§ Data block

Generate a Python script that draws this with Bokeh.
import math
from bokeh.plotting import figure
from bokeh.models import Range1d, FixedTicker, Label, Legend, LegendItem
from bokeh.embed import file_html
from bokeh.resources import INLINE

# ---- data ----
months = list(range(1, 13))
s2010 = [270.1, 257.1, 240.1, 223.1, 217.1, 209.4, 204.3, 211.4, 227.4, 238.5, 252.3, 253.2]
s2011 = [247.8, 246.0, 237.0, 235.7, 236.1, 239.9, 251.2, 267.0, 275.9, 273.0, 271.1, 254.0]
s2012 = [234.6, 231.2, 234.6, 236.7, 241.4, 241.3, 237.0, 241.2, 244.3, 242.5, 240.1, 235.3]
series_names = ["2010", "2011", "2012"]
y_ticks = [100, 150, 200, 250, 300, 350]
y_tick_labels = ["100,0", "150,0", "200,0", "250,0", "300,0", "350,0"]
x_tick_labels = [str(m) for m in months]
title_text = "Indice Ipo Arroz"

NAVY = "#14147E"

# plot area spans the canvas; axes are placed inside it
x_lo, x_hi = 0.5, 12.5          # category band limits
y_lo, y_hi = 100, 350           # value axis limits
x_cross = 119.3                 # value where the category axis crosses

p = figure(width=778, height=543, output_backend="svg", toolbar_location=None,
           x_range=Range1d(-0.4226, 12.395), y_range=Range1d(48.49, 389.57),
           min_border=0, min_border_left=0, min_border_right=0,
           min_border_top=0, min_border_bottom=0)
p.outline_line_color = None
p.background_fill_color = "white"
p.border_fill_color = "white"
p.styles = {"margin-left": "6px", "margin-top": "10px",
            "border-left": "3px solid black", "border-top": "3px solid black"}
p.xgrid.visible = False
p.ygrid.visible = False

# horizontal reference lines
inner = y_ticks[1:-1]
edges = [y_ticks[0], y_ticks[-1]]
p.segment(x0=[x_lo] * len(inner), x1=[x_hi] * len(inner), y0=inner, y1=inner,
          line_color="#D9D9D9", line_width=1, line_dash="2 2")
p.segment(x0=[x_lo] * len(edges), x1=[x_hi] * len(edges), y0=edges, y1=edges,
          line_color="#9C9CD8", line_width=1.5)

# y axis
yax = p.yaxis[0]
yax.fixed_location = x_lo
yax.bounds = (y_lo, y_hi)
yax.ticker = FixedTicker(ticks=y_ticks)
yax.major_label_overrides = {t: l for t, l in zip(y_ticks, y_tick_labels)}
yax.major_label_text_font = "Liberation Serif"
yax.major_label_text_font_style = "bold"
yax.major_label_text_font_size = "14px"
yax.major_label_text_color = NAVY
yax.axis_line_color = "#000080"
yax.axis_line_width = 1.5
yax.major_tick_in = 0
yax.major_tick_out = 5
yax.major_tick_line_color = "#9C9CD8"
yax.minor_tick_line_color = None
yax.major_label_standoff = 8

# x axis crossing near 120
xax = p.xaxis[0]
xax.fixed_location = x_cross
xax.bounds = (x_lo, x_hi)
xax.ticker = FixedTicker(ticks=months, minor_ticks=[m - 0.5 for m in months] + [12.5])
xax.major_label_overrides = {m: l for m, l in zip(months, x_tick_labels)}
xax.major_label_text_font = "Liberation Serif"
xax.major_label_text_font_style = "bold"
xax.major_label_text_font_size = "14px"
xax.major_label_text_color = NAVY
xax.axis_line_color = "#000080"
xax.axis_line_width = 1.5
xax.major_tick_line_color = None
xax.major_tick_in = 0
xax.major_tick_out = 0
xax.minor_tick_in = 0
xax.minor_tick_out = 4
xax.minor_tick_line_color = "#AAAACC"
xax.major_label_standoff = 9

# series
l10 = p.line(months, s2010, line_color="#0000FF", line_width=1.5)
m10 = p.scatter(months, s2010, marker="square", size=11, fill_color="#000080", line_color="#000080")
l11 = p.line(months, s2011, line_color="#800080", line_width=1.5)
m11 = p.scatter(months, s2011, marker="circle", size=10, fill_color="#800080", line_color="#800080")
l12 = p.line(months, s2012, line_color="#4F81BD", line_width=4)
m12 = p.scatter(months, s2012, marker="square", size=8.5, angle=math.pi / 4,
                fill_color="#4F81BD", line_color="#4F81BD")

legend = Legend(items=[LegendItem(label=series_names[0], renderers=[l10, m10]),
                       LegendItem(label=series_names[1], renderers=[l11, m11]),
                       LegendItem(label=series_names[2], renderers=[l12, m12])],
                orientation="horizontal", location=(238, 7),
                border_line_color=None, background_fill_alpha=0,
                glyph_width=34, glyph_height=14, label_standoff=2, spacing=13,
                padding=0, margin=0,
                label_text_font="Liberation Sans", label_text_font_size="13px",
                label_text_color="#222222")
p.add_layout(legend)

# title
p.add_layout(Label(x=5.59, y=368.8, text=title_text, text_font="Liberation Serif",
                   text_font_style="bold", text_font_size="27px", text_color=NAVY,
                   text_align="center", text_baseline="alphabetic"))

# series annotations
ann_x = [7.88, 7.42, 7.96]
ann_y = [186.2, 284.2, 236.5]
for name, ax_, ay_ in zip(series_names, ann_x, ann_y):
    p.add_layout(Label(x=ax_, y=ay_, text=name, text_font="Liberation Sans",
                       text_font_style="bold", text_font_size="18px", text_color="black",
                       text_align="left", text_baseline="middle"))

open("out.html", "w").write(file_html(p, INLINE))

§ Objective
Everything from the first line through the line containing "x_cross = 119.3" should be quoted exactly, and nothing beyond it.

§ Correct answer
Generate a Python script that draws this with Bokeh.
import math
from bokeh.plotting import figure
from bokeh.models import Range1d, FixedTicker, Label, Legend, LegendItem
from bokeh.embed import file_html
from bokeh.resources import INLINE

# ---- data ----
months = list(range(1, 13))
s2010 = [270.1, 257.1, 240.1, 223.1, 217.1, 209.4, 204.3, 211.4, 227.4, 238.5, 252.3, 253.2]
s2011 = [247.8, 246.0, 237.0, 235.7, 236.1, 239.9, 251.2, 267.0, 275.9, 273.0, 271.1, 254.0]
s2012 = [234.6, 231.2, 234.6, 236.7, 241.4, 241.3, 237.0, 241.2, 244.3, 242.5, 240.1, 235.3]
series_names = ["2010", "2011", "2012"]
y_ticks = [100, 150, 200, 250, 300, 350]
y_tick_labels = ["100,0", "150,0", "200,0", "250,0", "300,0", "350,0"]
x_tick_labels = [str(m) for m in months]
title_text = "Indice Ipo Arroz"

NAVY = "#14147E"

# plot area spans the canvas; axes are placed inside it
x_lo, x_hi = 0.5, 12.5          # category band limits
y_lo, y_hi = 100, 350           # value axis limits
x_cross = 119.3                 # value where the category axis crosses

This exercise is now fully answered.